Adopting new IEEE standard could ease interconnection, says EPRI executive


To ease interconnection of solar, wind and storage projects to the transmission grid, a technical executive with the Electric Power Research Institute (EPRI) recommended “a unified minimum set of capabilities” for these inverter-based resources (IBRs), which “could mean” adopting the new IEEE-2800 standard “as soon as possible.”

EPRI is a utility-led research and development organization, and IEEE is a global body of engineers. IEEE published the 2800-2022 standard earlier this year.

When project developers submit interconnection requests, without “very detailed, sufficient technical requirements, it’s very difficult, if not impossible, to submit any models that really represent those interconnections” said Jens Boemer, EPRI Technical Executive for Grid Operations & Planning and DER Integration, in an online workshop hosted by the Energy Systems Integration Group. “DER” stands for distributed energy resources.

“Simply by agreeing on a technical set of minimum requirements, the expected performance can be narrowed down significantly,” Boemer said, which could “help inform some of the modeling.”

Boemer raised the issue of whether validated models can be submitted with the interconnection request in a case where the plant equipment has not yet been selected. Here again, he said “maybe the standardization of the performance through the IEEE standard can help fill this challenge.”

Even before the test and verification procedures for the IEEE-2800 standard are available, “sending a signal to the industry” of a future requirement to meet that standard “can be very welcomed and helpful” for project developers, he said.

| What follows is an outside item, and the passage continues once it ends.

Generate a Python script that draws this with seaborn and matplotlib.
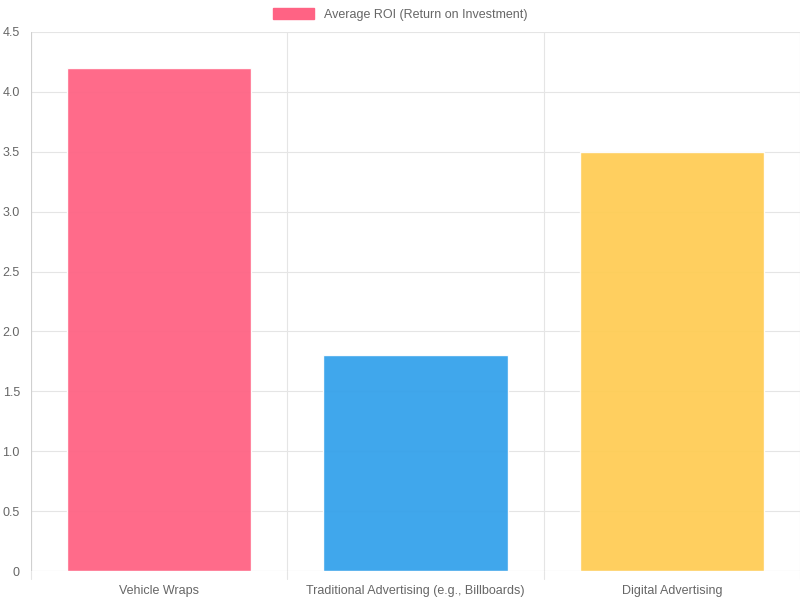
import matplotlib
matplotlib.use("Agg")
import matplotlib.pyplot as plt
import seaborn as sns
import pandas as pd
from matplotlib.patches import Patch

categories = ["Vehicle Wraps", "Traditional Advertising (e.g., Billboards)", "Digital Advertising"]
roi = [4.2, 1.8, 3.5]
colors = ["#FF6384", "#36A2EB", "#FFCD56"]
series_label = "Average ROI (Return on Investment)"

sns.set_theme(style="white")
plt.rcParams['font.family'] = ['Liberation Sans', 'DejaVu Sans']

df = pd.DataFrame({"cat": categories, "roi": roi})
fig = plt.figure(figsize=(8, 6), dpi=100)
ax = fig.add_axes([31/800, 29/600, 769/800, 539/600])
sns.barplot(data=df, x="cat", y="roi", hue="cat", palette=colors, width=0.72,
            ax=ax, legend=False, saturation=1, alpha=0.95)
ax.set_xlim(-0.5, 2.5)
ax.set_ylim(0, 4.5)
ax.set_yticks([0, 0.5, 1.0, 1.5, 2.0, 2.5, 3.0, 3.5, 4.0, 4.5])
ax.set_yticklabels(["0", "0.5", "1.0", "1.5", "2.0", "2.5", "3.0", "3.5", "4.0", "4.5"])
ax.set_xlabel("")
ax.set_ylabel("")
for y in [0.5, 1, 1.5, 2, 2.5, 3, 3.5, 4, 4.5]:
    ax.axhline(y, color="#e5e5e5", lw=0.8, zorder=0)
for x in [-0.5, 0.5, 1.5, 2.5]:
    ax.axvline(x, color="#e5e5e5", lw=0.8, zorder=0)
for s in ax.spines.values():
    s.set_visible(False)
ax.axhline(0, color="#d0d0d0", lw=0.8, zorder=0)
ax.axvline(-0.5, color="#d0d0d0", lw=0.8, zorder=0)
ax.tick_params(axis="both", colors="#666666", labelsize=9, length=0, pad=8)
ax.tick_params(axis="x", pad=10)
for x in [-0.5, 0.5, 1.5, 2.5]:
    ax.plot([x, x], [0, -0.065], color="#e5e5e5", lw=0.8, clip_on=False)
fig.legend(handles=[Patch(color=colors[0], label=series_label)], loc="upper center",
           bbox_to_anchor=(0.5, 1.005), frameon=False, fontsize=9, labelcolor="#666666",
           handlelength=3.3, handleheight=0.9)
fig.savefig("out.png", dpi=100)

Boemer said that EPRI plans to submit comments, which “will likely look similar” to his presentation, to the Federal Energy Regulatory Commission, regarding its notice of proposed rulemaking on improvements to generator interconnection.

Boemer also discussed “challenges and opportunities” at other stages in the interconnection process. Feasibility studies, he said, often have limited screening for grid strength metrics that could help determine “whether at all, and what type of models and system impact studies would be needed to reliably connect the IBR.” He suggested that “maybe some screening based on site transmission hosting capacity maps, or brute strength measures could help inform what level of detail of modeling might be required.”

Regarding subsequent interconnection studies, Boemer said that where a change of plant equipment might trigger a re-study of the reliability study, “appropriate and sufficient and validated models based on the actual equipment that would be used in the field may become important.”

Boemer provided a link to an EPRI web page regarding validated, publicly available models for various types of studies.

Interconnection and reliability

Boemer indicated that his comments were intended to address “today’s interconnection process” and also reliability issues with inverter-based resources. The interconnection study process for large-scale renewables and storage is “highly diverse” across regional grid operators and “kind of backlogged,” he said, adding that the process lacks technical standards, requires different levels of technical detail for models and studies, and often is not automated.

Boemer also spoke of “significant reliability issues, with solar PV plants in particular,” pointing to resource disturbances as recently as last year, as analyzed by the North American Electric Reliability Corporation (NERC). “Those issues seem to be rooted in a mixture of insufficient inverter unit performance, and insufficient plant design and configuration.” He recommended pre-construction design evaluation, which “we see in other areas of the world being used much more thoroughly than here in the U.S.” Following plant construction, Boemer discussed a possible “as-built” plant-level evaluation that could show that the plant as installed matches what was designed and studied.


“We do not have to reinvent the wheel,” Boemer concluded. The challenges he discussed “are new to North America” but “this is not new to many regions of the world.” North America “could leverage international learnings,” he said, listing resources developed by the International Electrotechnical Commission (IEC), the European association for the cooperation of transmission system operators (ENTSO-e), and national standards developed in Germany and Australia.

By referencing these learnings, Boemer said, the Federal Energy Regulatory Commission “could fill in some important gaps that have not been identified” in its notice of proposed rulemaking.